You can only really "get" the idea of BitTorrent if you think
about the Internet as a collaborative experience with lots of people
trying to do lots of similar things all at the same time. If we all
want to be able to download movies, we can't all do it at the same
time from the same server—just as we can't all drive down the same
highway at exactly the same moment. We have to learn to cooperate and
share the limited resources we've got instead of selfishly trying to push
everyone else out of the way.

BitTorrent is of most immediate benefit to people who want to make large files
available, rather than those who want to download them, because it
greatly reduces the cost of publishing big files online.
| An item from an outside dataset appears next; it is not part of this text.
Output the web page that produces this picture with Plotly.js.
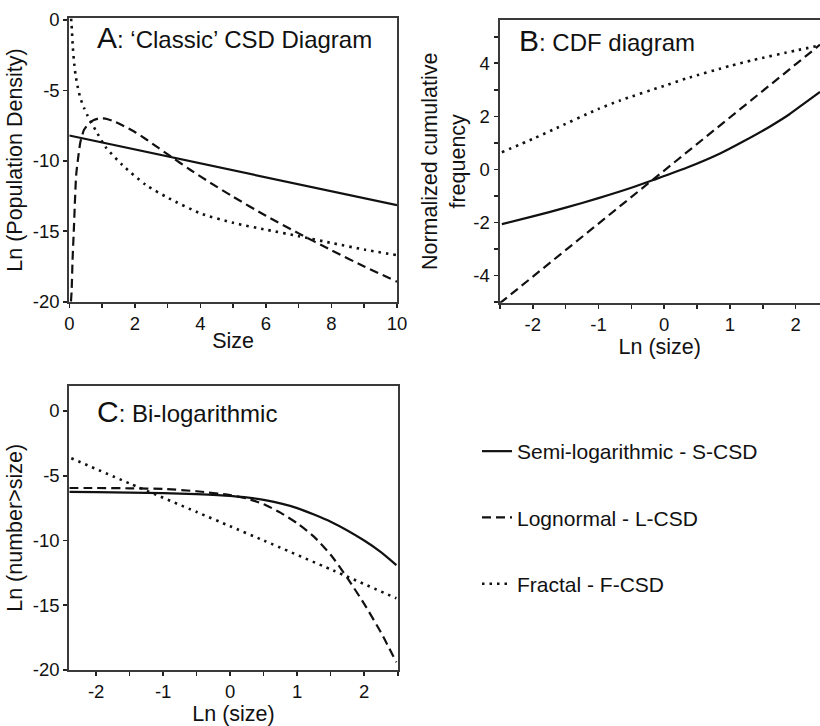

That means the content
providers can afford to make a bigger range of files available—and that's where the
community as a whole benefits.
BitTorrent also helps the Internet
as a whole by spreading traffic more evenly and helping to reduce
congestion. P2P is generally a far more efficient system than
client-server: it's like people driving down all the streets and
roads they can think of instead of all trying to use just one central
highway.
The disadvantage of BitTorrent is that it also provides a simple way for
people to share pirated movies, music tracks, and other copyright
content. But it's important to be clear: there's nothing illegal
about using BitTorrent clients unless you download
copyright-protected works with them without paying the owners for the
privilege. It's not necessarily the tool that's at fault if
people start to use it in antisocial ways. Much the same
argument applies to cars and guns: both are perfectly legal, valuable
tools unless you happen to put them together and use them in an armed
robbery. If you stick to legal downloads, you'll be doing nothing wrong; in fact,
you'll be doing everything right by helping to use the Internet as a
whole to operate more efficiently!
Photo: ClearBits™ (formerly LegalTorrents) is a website that helps to promote legal file-sharing using BitTorrent clients.